The Rocky Point effect identifies the flash over that may occur in high-power transmitting vacuum tubes. The name derives from the Long Island site, Rocky Point, where a big RCA transmitting station was installed since the days of GE Alexanderson Alternators. The flash over occurs in the tubes probably because of hot spots, due to the same RF fields or to soft X-rays, with gas emission inside the envelope. The flash over could trigger an arc sustained by the energy stored inside the filter capacitors, that is proportional to the square of the operating plate voltage. The huge energy available, in the order of thousands joules, cause heavy damage in the tubes, from cathode poisoning up to the vaporization of parts inside!

Usually a stabilization process was run on tubes intended to be operated at high voltage: anode voltage was slowly raised to the maximum specified value, carefully watching for sparks or arcing inside. When faults occurred, the tube was stabilized for a while at a slightly lower voltage, before any further voltage ramp-up. This process ‘cleaned’ the new tube from internal burrs or contaminating particles, but of course could not prevent flash overs due to different causes through the tube life.

A simple way to prevent arcing was the use of a series current source, as a tungsten-filament temperature limited diode, but efficiency dropped to unacceptable or barely acceptable levels. The crowbar circuit, first proposed by RCA in the late forties, was an electronic switch, as a thyratron, in parallel to the high-voltage power supply, that shorted the filter capacitors in case of faults. The switch was triggered by an overcurrent sensing circuit. Several thousands joules were instantaneously discharged, but expensive transmitting tubes were safe, before ordinary protections could remove primary power! The drawback of this solution was the possibility of damages to the same protecting components, even due to electrodynamic effects of the huge peak currents involved.

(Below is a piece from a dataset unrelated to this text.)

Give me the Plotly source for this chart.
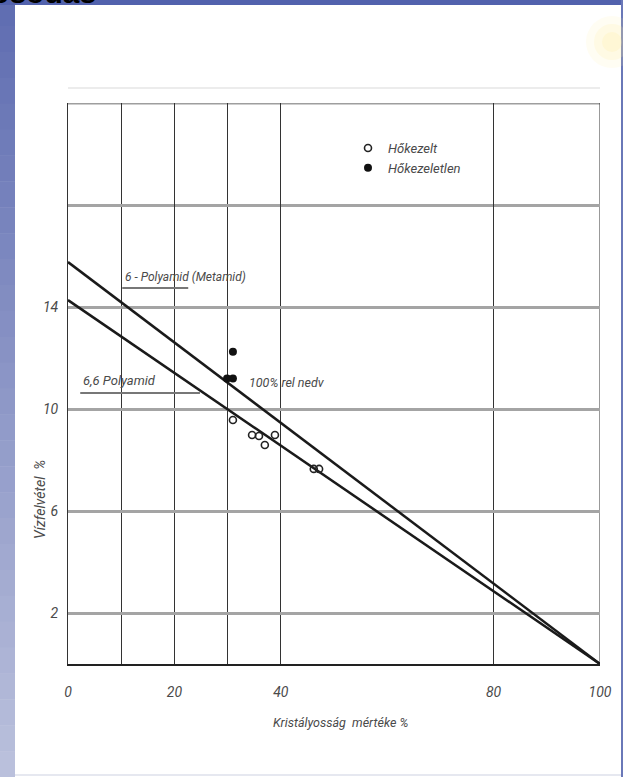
import plotly.graph_objects as go

# ---- data ----
x_tick_vals = [0, 20, 40, 80, 100]
x_tick_text = ["0", "20", "40", "80", "100"]
x_minor_grid = [10, 30]
y_tick_vals = [2, 6, 10, 14]
y_tick_text = ["2", "6", "10", "14"]
y_minor_grid = [18]

poly6_x = [0, 100]          # 6-Polyamid (Metamid) line
poly6_y = [15.76, 0.0]
poly66_x = [0, 100]         # 6,6 Polyamid line
poly66_y = [14.27, 0.0]

treated_x = [31.0, 34.6, 35.9, 37.0, 38.9, 46.2, 47.2]    # Hőkezelt (open)
treated_y = [9.57, 8.98, 8.94, 8.59, 8.98, 7.65, 7.65]
untreated_x = [29.9, 31.0, 31.0]                          # Hőkezeletlen (filled)
untreated_y = [11.2, 11.2, 12.25]

FONT = "Roboto, Liberation Sans Narrow, sans-serif"
TXT = "#4a4a4a"

W, H = 623, 777
L, R, T, B = 68, 23, 103, 113
PW, PH = W - L - R, H - T - B


def px_x(p):
    return (p - L) / PW


def px_y(p):
    return (H - B - p) / PH


fig = go.Figure()

fig.add_trace(go.Scatter(x=poly6_x, y=poly6_y, mode="lines", showlegend=False,
                         line=dict(color="#1a1a1a", width=2.5), hoverinfo="skip"))
fig.add_trace(go.Scatter(x=poly66_x, y=poly66_y, mode="lines", showlegend=False,
                         line=dict(color="#1a1a1a", width=2.5), hoverinfo="skip"))
fig.add_trace(go.Scatter(x=treated_x, y=treated_y, mode="markers", name="Hőkezelt",
                         marker=dict(symbol="circle-open", size=7, color="#222",
                                     line=dict(width=1.6, color="#222"))))
fig.add_trace(go.Scatter(x=untreated_x, y=untreated_y, mode="markers", name="Hőkezeletlen",
                         marker=dict(symbol="circle", size=8, color="#111")))

shapes = []
# slide decoration: left gradient strip
n = 30
top_c = (96, 110, 178)
bot_c = (186, 192, 220)
for i in range(n):
    f = i / (n - 1)
    c = tuple(int(top_c[k] + (bot_c[k] - top_c[k]) * f) for k in range(3))
    shapes.append(dict(type="rect", xref="paper", yref="paper",
                       x0=px_x(0), x1=px_x(15),
                       y0=px_y(H * (i + 1) / n + 0.5), y1=px_y(H * i / n),
                       fillcolor="rgb(%d,%d,%d)" % c, line=dict(width=0), layer="below"))
# top bar
shapes.append(dict(type="rect", xref="paper", yref="paper", x0=px_x(0), x1=px_x(W),
                   y0=px_y(5), y1=px_y(0), fillcolor="#5262ad", line=dict(width=0), layer="below"))
# right edge line
shapes.append(dict(type="rect", xref="paper", yref="paper", x0=px_x(621), x1=px_x(W),
                   y0=px_y(H), y1=px_y(0), fillcolor="#6a78b8", line=dict(width=0), layer="below"))
# bottom faint edge
shapes.append(dict(type="line", xref="paper", yref="paper", x0=px_x(15), x1=px_x(621),
                   y0=px_y(775), y1=px_y(775), line=dict(color="#e6e8f0", width=2), layer="below"))
# yellow glow top right
for r, a in [(26, 0.12), (18, 0.18), (10, 0.22)]:
    shapes.append(dict(type="circle", xref="paper", yref="paper",
                       x0=px_x(612 - r), x1=px_x(612 + r), y0=px_y(42 + r), y1=px_y(42 - r),
                       fillcolor="rgba(255,238,160,%s)" % a, line=dict(width=0), layer="below"))
# faint line above chart box
shapes.append(dict(type="line", xref="paper", yref="paper", x0=0, x1=1,
                   y0=px_y(88), y1=px_y(88), line=dict(color="#ececec", width=2), layer="below"))
# top border (gray like horizontal grid) and right border
shapes.append(dict(type="line", xref="x", yref="y", x0=0, x1=100, y0=22, y1=22,
                   line=dict(color="#9e9e9e", width=3), layer="below"))
shapes.append(dict(type="line", xref="x", yref="y", x0=100, x1=100, y0=0, y1=22,
                   line=dict(color="#333", width=1), layer="below"))
# leader underlines of labels
shapes.append(dict(type="line", xref="x", yref="y", x0=10.2, x1=22.6, y0=14.75, y1=14.75,
                   line=dict(color="#777", width=2)))
shapes.append(dict(type="line", xref="x", yref="y", x0=2.3, x1=24.8, y0=10.63, y1=10.63,
                   line=dict(color="#777", width=2)))

ann = [
    dict(x=px_x(98), y=px_y(11), xref="paper", yref="paper", xanchor="right", yanchor="bottom",
         text="<b>kristályosodás</b>", showarrow=False,
         font=dict(family="Liberation Sans, Arial, sans-serif", size=30, color="#000")),
    dict(x=px_x(123), y=px_y(277), xref="paper", yref="paper", xanchor="left", yanchor="middle",
         text="6 - Polyamid (Metamid)", showarrow=False,
         font=dict(family=FONT, size=12, color=TXT, style="italic")),
    dict(x=px_x(81), y=px_y(381), xref="paper", yref="paper", xanchor="left", yanchor="middle",
         text="6,6 Polyamid", showarrow=False,
         font=dict(family=FONT, size=13, color=TXT, style="italic")),
    dict(x=px_x(247), y=px_y(382), xref="paper", yref="paper", xanchor="left", yanchor="middle",
         text="100% rel nedv", showarrow=False,
         font=dict(family=FONT, size=12.5, color=TXT, style="italic")),
    dict(x=px_x(40), y=px_y(500), xref="paper", yref="paper", xanchor="center", yanchor="middle",
         text="Vízfelvétel  %", textangle=-90, showarrow=False,
         font=dict(family=FONT, size=14, color=TXT, style="italic")),
    dict(x=px_x(340), y=px_y(722), xref="paper", yref="paper", xanchor="center", yanchor="middle",
         text="Kristályosság  mértéke %", showarrow=False,
         font=dict(family=FONT, size=12.5, color=TXT, style="italic")),
]

fig.update_layout(
    width=W, height=H,
    margin=dict(l=L, r=R, t=T, b=B, pad=0),
    paper_bgcolor="white", plot_bgcolor="white",
    shapes=shapes, annotations=ann,
    legend=dict(x=px_x(348), y=px_y(133), xanchor="left", yanchor="top",
                bgcolor="rgba(0,0,0,0)",
                font=dict(family=FONT, size=13, color=TXT, style="italic")),
)
fig.update_xaxes(range=[0, 100], tickvals=x_tick_vals, ticktext=x_tick_text,
                 showgrid=True, gridcolor="#333", gridwidth=1,
                 minor=dict(tickvals=x_minor_grid, showgrid=True, gridcolor="#333", gridwidth=1),
                 showline=True, linecolor="#222", linewidth=2, zeroline=False,
                 ticks="", ticklabelstandoff=14,
                 tickfont=dict(family=FONT, size=14, color=TXT, style="italic"))
fig.update_yaxes(range=[0, 22], tickvals=y_tick_vals, ticktext=y_tick_text,
                 showgrid=True, gridcolor="#a4a4a4", gridwidth=3,
                 minor=dict(tickvals=y_minor_grid, showgrid=True, gridcolor="#a4a4a4", gridwidth=3),
                 showline=True, linecolor="#333", linewidth=1, zeroline=False,
                 ticks="", ticklabelstandoff=6,
                 tickfont=dict(family=FONT, size=14, color=TXT, style="italic"))

fig.write_html("out.html", config={"displayModeBar": False},
               post_script="document.body.style.margin='0px';document.body.style.overflow='hidden';")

A modified ‘crowbar’ was proposed by Roger G. Wenner of ITT, Federal Telecommunication Laboratories. The article appeared in Electronics, June 1957. In this case the switch, a 3W5000F3 power triode, is connected in series between the power supply and the transmitting tube. The 3W5000 is normally biased for a heavy conduction, its voltage drop being dynamically adjusted to some 2 percent of the supply value. The overcurrent sense circuit fires a small 2D21 thyratron, that drives the series switch triode well into cutoff region. In case of faults, power to transmitting tubes is switched-off within microseconds, preventing dangerous arc build-up. The article also suggests possible circuit variants to fit different design constraints.

The circuit can be easily modified and adapted to protect audio power tubes from overcurrents due to shorts or failures of the grid bias circuitry.